If a token was seen among the most recent tokens, it will cause a doubled penalty value. If a token was seen at the beginning of context, it will cause zero penalty. When Slope is 1, the penalty will rise linearly between these two values. When Slope is below 1, then most tokens will cause the same penalty, with fewer of the most-recent tokens causing a doubled penalty, and fewer of the oldest tokens causing a diminished penalty. When Slope is above 1, then the more-recent half of the tokens will cause a closer-to-doubled penalty, while the older half of the tokens will cause a small penalty. For example, at Slope 10, half of context recieves 100% of your penalty values, while the other half recieves no penalties at all.
Dynamic Range

When enabled, Dynamic Range makes Repetition Penalty only applied to Story text. This means that penalties are not applied to Memory, Author's Note, or Lorebook text. Enabling this can allow the AI to mention lore or descriptions mentioned in those sections more often, and prevents the Range slider from being adjusted.

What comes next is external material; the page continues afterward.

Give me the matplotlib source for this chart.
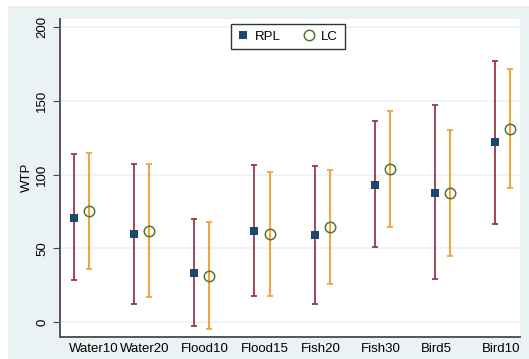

Alternative Repetition Penalty

Presence

Presence penalty is equivalent to ln(Repetition Penalty). It applies a flat penalty if a token appears at all, and ignores how many times it appears. Note that higher values are extremely strong, since an increase of 1 will triple the strength. Repetition Penalty does the same thing and is more user-friendly; you should use that instead of Presence. A high value will result in punctuation tokens being penalized out of generating.
Frequency

Frequency penalty applies a stacking penalty each time a token appears. This setting is dangerous and can quickly degrade outputs, so you should keep it close to 0, if it's positive at all. Small values can still have vast effects on your AI generations, cutting out too many tokens and resulting in gibberish outputs. Be wary of a high Range, which would exacerbate this problem.